Tehran Says it Will Make The US Regret its Actions After F-15 Nears Iranian Plane Over Syria

By Patrick Goodenough | July 28, 2020 | 2:55am EDT
A Mahan Air Airbus A310, like the one involved in Thursday’s incident over Syria. (Photo by Mohammed Huwais/AFP via Getty Images)
A Mahan Air Airbus A310, like the one involved in Thursday’s incident over Syria. (Photo by Mohammed Huwais/AFP via Getty Images)

(CNSNews.com) – Iran’s foreign ministry warned on Monday that the regime would make the United States regret an incident in which a U.S. Air Force F-15 fighter jet approached an Iranian passenger plane over Syrian airspace on Thursday, calling it an act of terrorism and violation of international law.

Tehran has lodged a complaint with the International Civil Aviation Organization, and is also looking to the United Nations for support, the ministry said.

“The Americans are trying all types of banditry, and have shifted from maritime banditry to aerial one,” said foreign ministry spokesman Abbas Mousavi.

“The Iranian foreign ministry will definitely take all necessary measures, together with the General Staff of the Armed Forces, the Judiciary, and Iran’s Civil Aviation Organization, to make the Americans regret this episode,” he said.

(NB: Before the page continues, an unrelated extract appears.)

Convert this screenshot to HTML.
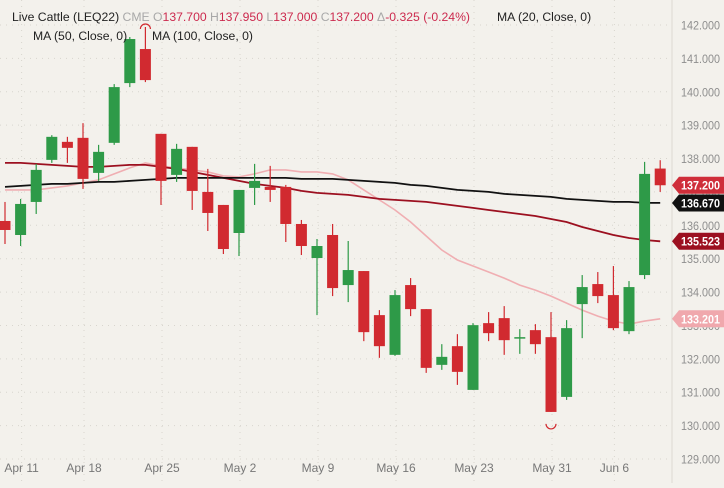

The incident involved an aircraft of Mahan Air, on a flight from Tehran to Beirut, Lebanon. The U.S. government has designated the airline for transporting weaponry and military personnel to conflict zones on behalf of the Qods Force, the Islamic Revolutionary Guard Corps division responsible for military and terrorist operations abroad.

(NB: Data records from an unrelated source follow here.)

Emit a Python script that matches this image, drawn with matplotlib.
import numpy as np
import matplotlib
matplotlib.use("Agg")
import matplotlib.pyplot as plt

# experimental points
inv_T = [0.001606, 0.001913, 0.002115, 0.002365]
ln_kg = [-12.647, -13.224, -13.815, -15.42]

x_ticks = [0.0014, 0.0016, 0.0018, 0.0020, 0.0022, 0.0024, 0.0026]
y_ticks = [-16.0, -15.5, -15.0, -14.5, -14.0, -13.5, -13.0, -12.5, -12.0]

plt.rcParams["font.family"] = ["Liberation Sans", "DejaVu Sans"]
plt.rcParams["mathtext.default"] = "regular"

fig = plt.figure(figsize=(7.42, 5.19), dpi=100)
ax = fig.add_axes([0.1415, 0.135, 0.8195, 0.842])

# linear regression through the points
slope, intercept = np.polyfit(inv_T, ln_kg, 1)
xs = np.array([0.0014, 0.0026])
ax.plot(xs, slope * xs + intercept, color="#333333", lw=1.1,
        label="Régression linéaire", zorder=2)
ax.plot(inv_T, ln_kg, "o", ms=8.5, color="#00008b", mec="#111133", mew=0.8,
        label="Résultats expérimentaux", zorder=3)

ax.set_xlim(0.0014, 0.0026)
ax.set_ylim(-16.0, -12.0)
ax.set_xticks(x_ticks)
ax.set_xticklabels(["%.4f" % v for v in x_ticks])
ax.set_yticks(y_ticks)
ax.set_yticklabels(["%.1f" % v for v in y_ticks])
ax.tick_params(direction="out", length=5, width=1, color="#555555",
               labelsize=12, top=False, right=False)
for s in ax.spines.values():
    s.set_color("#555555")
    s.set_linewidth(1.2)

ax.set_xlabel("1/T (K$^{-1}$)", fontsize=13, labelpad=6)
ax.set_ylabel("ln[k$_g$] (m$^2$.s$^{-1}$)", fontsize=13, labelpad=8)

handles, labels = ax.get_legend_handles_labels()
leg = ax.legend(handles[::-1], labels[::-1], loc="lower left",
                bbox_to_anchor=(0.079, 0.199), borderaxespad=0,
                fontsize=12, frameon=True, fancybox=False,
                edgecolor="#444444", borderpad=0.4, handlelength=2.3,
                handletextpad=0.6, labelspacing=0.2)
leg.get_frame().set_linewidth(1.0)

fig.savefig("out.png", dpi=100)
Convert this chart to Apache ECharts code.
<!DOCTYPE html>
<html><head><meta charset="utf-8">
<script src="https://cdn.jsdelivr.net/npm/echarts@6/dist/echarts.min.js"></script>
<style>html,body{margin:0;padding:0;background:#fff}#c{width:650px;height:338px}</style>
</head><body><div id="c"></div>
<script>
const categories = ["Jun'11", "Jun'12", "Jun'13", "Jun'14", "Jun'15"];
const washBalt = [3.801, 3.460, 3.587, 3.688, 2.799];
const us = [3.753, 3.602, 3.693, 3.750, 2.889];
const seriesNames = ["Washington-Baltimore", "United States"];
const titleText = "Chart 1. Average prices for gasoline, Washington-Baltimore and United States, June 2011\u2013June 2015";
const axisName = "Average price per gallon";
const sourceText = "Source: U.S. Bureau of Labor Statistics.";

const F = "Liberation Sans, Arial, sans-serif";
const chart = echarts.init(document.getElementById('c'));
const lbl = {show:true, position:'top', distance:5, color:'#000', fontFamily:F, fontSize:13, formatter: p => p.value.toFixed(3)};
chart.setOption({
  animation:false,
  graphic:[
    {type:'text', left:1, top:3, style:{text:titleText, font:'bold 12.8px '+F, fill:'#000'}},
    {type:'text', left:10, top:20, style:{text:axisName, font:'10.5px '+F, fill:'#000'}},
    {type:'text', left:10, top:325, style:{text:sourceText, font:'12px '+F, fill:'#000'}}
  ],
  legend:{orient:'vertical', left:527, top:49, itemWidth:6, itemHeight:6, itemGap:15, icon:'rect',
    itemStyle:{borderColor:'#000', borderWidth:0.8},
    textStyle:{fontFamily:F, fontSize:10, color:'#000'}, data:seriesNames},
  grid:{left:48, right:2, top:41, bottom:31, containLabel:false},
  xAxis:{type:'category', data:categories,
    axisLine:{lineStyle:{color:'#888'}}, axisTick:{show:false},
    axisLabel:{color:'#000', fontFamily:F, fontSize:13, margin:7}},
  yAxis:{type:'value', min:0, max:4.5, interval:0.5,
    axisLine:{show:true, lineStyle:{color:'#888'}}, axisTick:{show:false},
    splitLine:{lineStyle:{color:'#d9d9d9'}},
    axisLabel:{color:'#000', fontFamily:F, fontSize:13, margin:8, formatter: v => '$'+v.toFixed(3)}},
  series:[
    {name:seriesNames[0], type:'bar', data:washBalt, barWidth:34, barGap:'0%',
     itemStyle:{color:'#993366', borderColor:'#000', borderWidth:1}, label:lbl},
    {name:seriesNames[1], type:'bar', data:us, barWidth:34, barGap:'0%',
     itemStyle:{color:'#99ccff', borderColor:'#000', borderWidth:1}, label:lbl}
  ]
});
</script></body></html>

U.S. Central Command confirmed that a U.S. F-15 on a routine patrol had conducted “a standard visual inspection” of the Iranian aircraft, saying it had kept “a safe distance of approximately 1,000 meters [3,280 feet] from the airliner.”

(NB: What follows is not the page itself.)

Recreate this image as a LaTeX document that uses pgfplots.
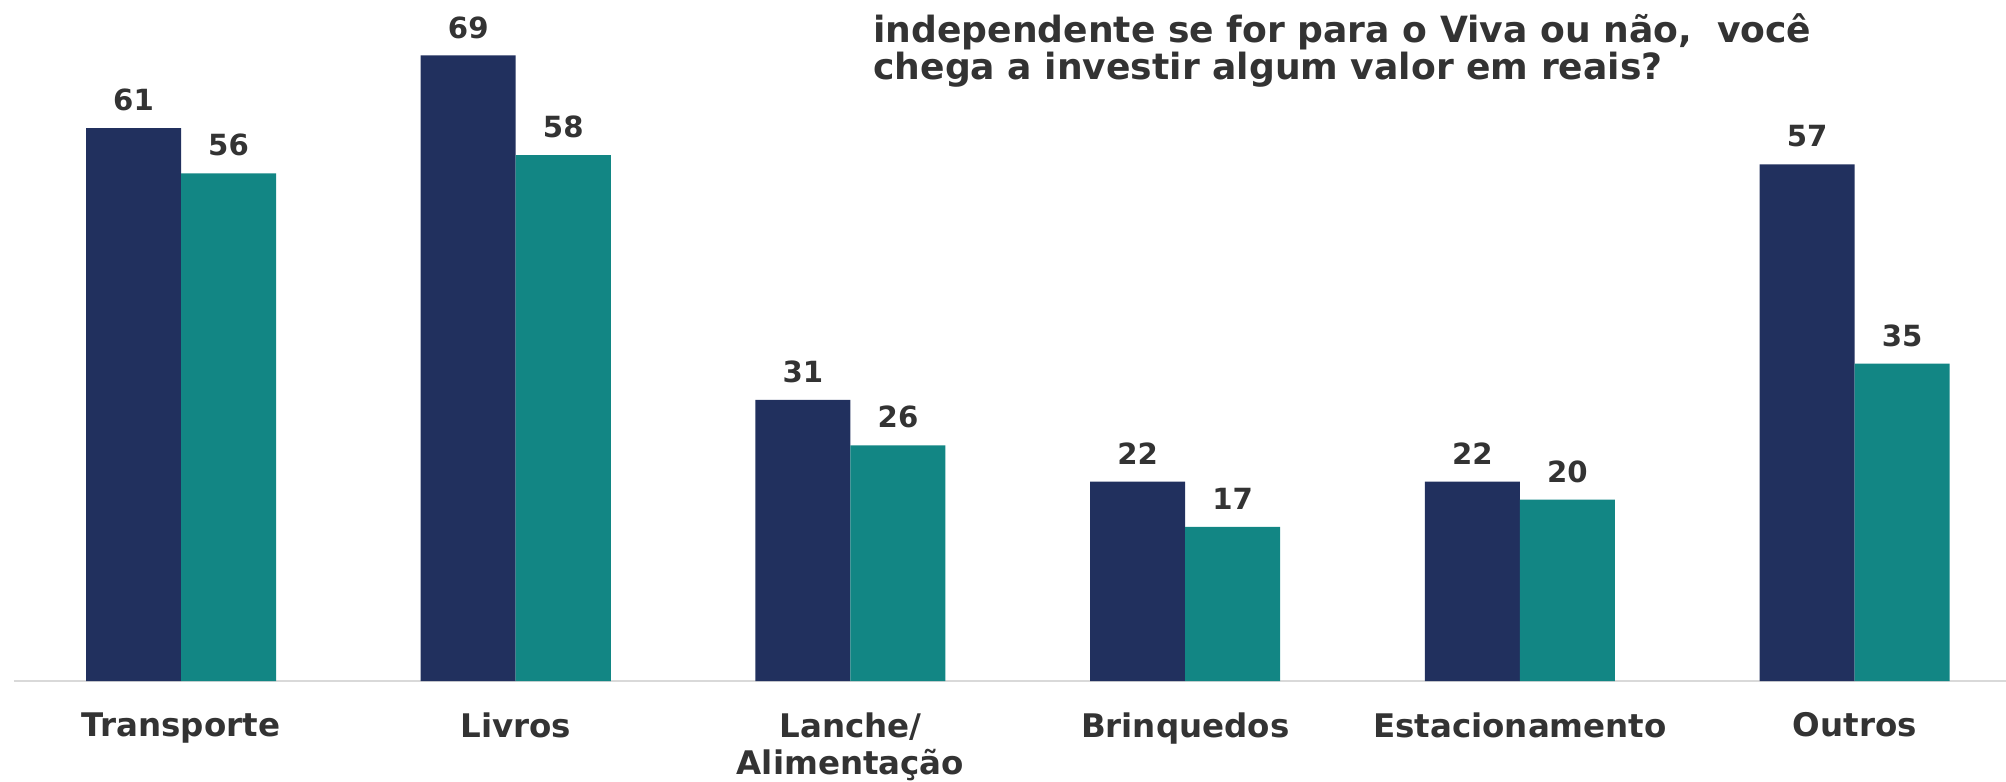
\documentclass[border=0pt]{standalone}
\usepackage{pgfplots}
\pgfplotsset{compat=1.18}
\usepackage{fontspec}
\setmainfont{DejaVu Sans}
\definecolor{navy}{HTML}{21305E}
\definecolor{tealc}{HTML}{128684}
\definecolor{txt}{HTML}{333333}
\definecolor{axl}{HTML}{D9D9D9}
\begin{document}
\begin{tikzpicture}
\begin{axis}[
  at={(0,0)}, anchor=south west,
  scale only axis,
  width=717.12pt, height=245.16pt,
  ybar, bar width=34.2pt,
  xmin=-0.4989, xmax=5.452,
  ymin=0, ymax=75.12,
  enlargelimits=false,
  axis x line=bottom, axis y line=none,
  x axis line style={-, color=axl, line width=0.8pt},
  xtick={0,1,2,3,4,5},
  xticklabels={Transporte, Livros, {Lanche/\\Alimentação}, Brinquedos, Estacionamento, Outros},
  xticklabel style={font=\fontsize{11.7}{13.3}\selectfont\bfseries, color=txt, align=center, inner sep=0pt, anchor=north, yshift=-11.2pt},
  major tick length=0pt,
  ytick=\empty,
  /pgf/number format/assume math mode=true,
  nodes near coords,
  every node near coord/.append style={font=\fontsize{10.5}{12}\selectfont\bfseries, color=txt, inner sep=0pt, yshift=5.9pt},
]
\addplot[fill=navy, draw=none, bar shift=-17.1pt] coordinates {(0,61) (1,69) (2,31) (3,22) (4,22) (5,57)};
\addplot[fill=tealc, draw=none, bar shift=17.1pt] coordinates {(0,56) (1,58) (2,26) (3,17) (4,20) (5,35)};
\end{axis}
\node[anchor=base west, inner sep=0pt, font=\fontsize{13}{13.4}\selectfont\bfseries, color=txt] at (309.2pt,229.68pt) {independente se for para o Viva ou não,\ \ você};
\node[anchor=base west, inner sep=0pt, font=\fontsize{13}{13.4}\selectfont\bfseries, color=txt] at (309.2pt,216.36pt) {chega a investir algum valor em reais?};
\pgfresetboundingbox
\path[use as bounding box] (-5.04pt,-36pt) rectangle (717.12pt,245.16pt);
\end{tikzpicture}
\end{document}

CENTCOM spokesman Capt. Bill Urban said the reason for the inspection was “to ensure the safety of coalition personnel at At Tanf garrison.”

At Tanf is a base in southern Syria, near that country’s borders with Jordan and Iraq, where a small number of U.S. forces remain as part of Operation Inherent Resolve, the mission to defeat ISIS.

The aerial observation took place in the vicinity of At Tanf, Urban said.

Iranian state television claimed two fighters had been involved, and had come within 100 meters (328 feet) of the Mahan plane. It said the pilots of the Airbus A310 had dropped swiftly to a lower altitude, and that three passenger had sustained injuries as a result of the sudden maneuver.

The plane had subsequently landed in Beirut as scheduled, and later returned to Tehran.

A U.S. Air Force F-15 Strike Eagle flies over Syria last year. (Photo: U.S. Air Force/Staff Sgt. Clayton Cupit)
A U.S. Air Force F-15 Strike Eagle flies over Syria last year. (Photo: U.S. Air Force/Staff Sgt. Clayton Cupit)

U.S. forces were first deployed to Syria in small numbers in 2014, in the context of the civil war and the rise of ISIS. From 2016, U.S. and coalition forces used the base at At Tanf to train vetted Syrian rebels to fight against the jihadist group, and declared a “deconfliction zone” in the area.

When President Trump last October announced the withdrawal of U.S. troops from northeastern Syria, he said that “a small footprint of United States forces will remain at At Tanf Garrison in southern Syria to continue to disrupt remnants of ISIS.”

Iranian officials and state media are drawing attention to the fact that the Assad regime never gave the U.S. permission to deploy troops on Syrian territory – unlike its Iranian, Hezbollah, and Russian allies, all of whom have been deeply involved in the nine-year conflict.

“Both the presence of U.S. troops in Syria and the air missions of their warplanes were illegal,” the foreign ministry said earlier. “More importantly, no one has allowed the United States to inspect passenger planes in the sky using its military fighters.”

The U.S. Treasury in 2011 sanctioned Mahan Air for “providing financial, material and technological support to” the IRGC-Qods Force, and also for transporting “personnel, weapons and goods on behalf of Hezbollah,” Iran’s Lebanese terrorist proxy which, like the IRGC, is a U.S.-designated foreign terrorist organization.

When the German government early last year revoked Mahan Air’s license to fly to Germany, Secretary of State Mike Pompeo welcomed the move, saying Mahan “transports weapons and fighters across the Middle East, supporting the Iranian regime’s destructive ambitions around the region. We encourage all our allies to follow suit.”